Den letzten großen Titel gewann die deutsche Fußball-Nationalmannschaft 2014 in Brasilien. Wer sich genauer mit diesem Triumph beschäftigt, stößt auf eine Gemeinsamkeit: Viele der Weltmeister waren einst Schützlinge des legendären Jugendtrainers Hermann Gerland beim FC Bayern, der aus Talenten die Stars von morgen formte. Im Finale gegen Argentinien standen fünf von ihnen in der Startelf: Thomas Müller, Bastian Schweinsteiger, Philipp Lahm, Toni Kroos und Mats Hummels.
Es lohnt sich also, Gerland zuzuhören. Gerade in Zeiten wie diesen, wo der deutsche Fußball den Anschluss an den Rest der Welt verloren hat. Bei zwei Weltmeisterschaften flog Deutschland in der Gruppenphase raus. 2018 und 2022. Das gab es noch nie. Zuletzt war auch für die U21-Mannschaft bei der Europameisterschaft frühzeitig und sieglos Schluss.
Gerland sah das kommen. Der heute 69-Jährige hörte bei Bayern vor zwei Jahren auf, weil die Jugendförderung nicht mehr so ablief, wie er es für richtig hielt. In der Jugendausbildung wurde ihm zu viel geredet und zu wenig trainiert.
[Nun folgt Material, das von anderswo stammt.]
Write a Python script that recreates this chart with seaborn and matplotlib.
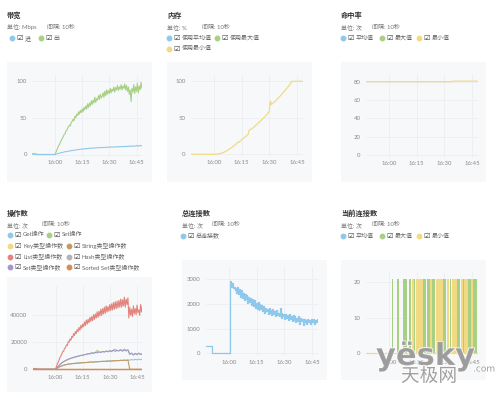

Beim Wort Belastungssteuerung bekam er Puls: „Erst mal musst du belasten, dann kannst du steuern.“ Und als er einen Jugendspieler mit Gipsfinger am Spielfeldrand zuschauen sah, konnte er nicht verstehen, warum der nicht spielte. „Musst du etwa die Einwürfe machen oder schießt du mit der Hand?“, fragte Gerland.
Sein ernüchterndes Fazit: Wie sollen in Deutschland Weltstars wie Kroos oder Lahm nachkommen, wenn die neue Generation es nie gelernt hat, sich gegen Widerstände durchzusetzen und über Grenzen zu gehen? Heute würden so viele Leute um die Talente schwirren: Berater, Pädagogen, Mental-Coaches, Fitnesstrainer, Mama und Papa – die Spieler würden sich immer an den halten, der sie am meisten lobt. Kritik wolle keiner mehr hören.
Der Unterschied zwischen deutschen und internationalen Talenten fiel auch Florian Kohfeldt auf.
Dazu benötigte der frühere Werder-Trainer nur eine Woche in Belgien, einer der führenden Nationen in der Fußballausbildung. Die Talente dort hätten eine andere Erwartungshaltung als in deutschen Profiklubs, meint Kohfeldt. Die Selbsteinschätzung sei viel realistischer und die Entwicklungsbereitschaft sehr hoch. Konstruktive Kritik würde als Hilfe empfunden.
Genau das fehlt in Deutschland. Dieser Biss, sich durchsetzen zu wollen, ist nicht zu erkennen. Auch deshalb wenden sich viele Fans ab, weil sie die leidenschaftslosen Spiele nicht ertragen. Die Menschen haben ein feines Gespür dafür, ob jemand alles gibt und Unterstützung verdient – oder eben nicht. Selbst Bundestrainer Hansi Flick und Sportdirektor Rudi Völler stoßen an ihre Grenzen: So oft, wie sie zuletzt die Grundtugenden des Leistungssports wie Einsatz, Willen und Bereitschaft von den Spielern einforderten, wirkte das fast schon verzweifelt.
Es läuft einiges falsch. Nicht nur, dass alle Leistungszentren es nicht schafften, mehr Mittelstürmer als einen Niclas Füllkrug auszubilden. Es fehlt großflächig an Mentalität und mutigen Typen, die auf dem Platz Verantwortung übernehmen. Und es gibt die Sorge, dass die berüchtigte und verhätschelte Generation Z, die jetzt aus der Jugend nachrückt, nicht für Besserung geeignet ist. An schlechten Vorbildern mangelt es dem Nachwuchs nicht: Wenn sich deutsche Nationalspieler zwischen zwei Niederlagen zuletzt wieder einen Promi-Friseur ins Hotel bestellten, um wenigstens die Haare schön zu haben, lässt das tief blicken. Hier fehlt nicht nur der Charakter, sondern auch ein mutiger Kopf, der diesen Unfug stoppt.
Inzwischen rangiert der vierfache Weltmeister Deutschland in der Weltrangliste auf Platz 15, hinter Marokko und Mexiko. Retten können den deutschen Fußballsommer nur noch die Frauen, die bei der Weltmeisterschaft zu den Favoriten zählen. Schon bei der EM 2022 schauten ihnen mehr Fans zu als den schwächelnden Männern. Die Frauen freuen sich, mit Leidenschaft für ein Millionenpublikum spielen zu dürfen. Genau das war auch mal die Motivation der Männer. Es ist lange her.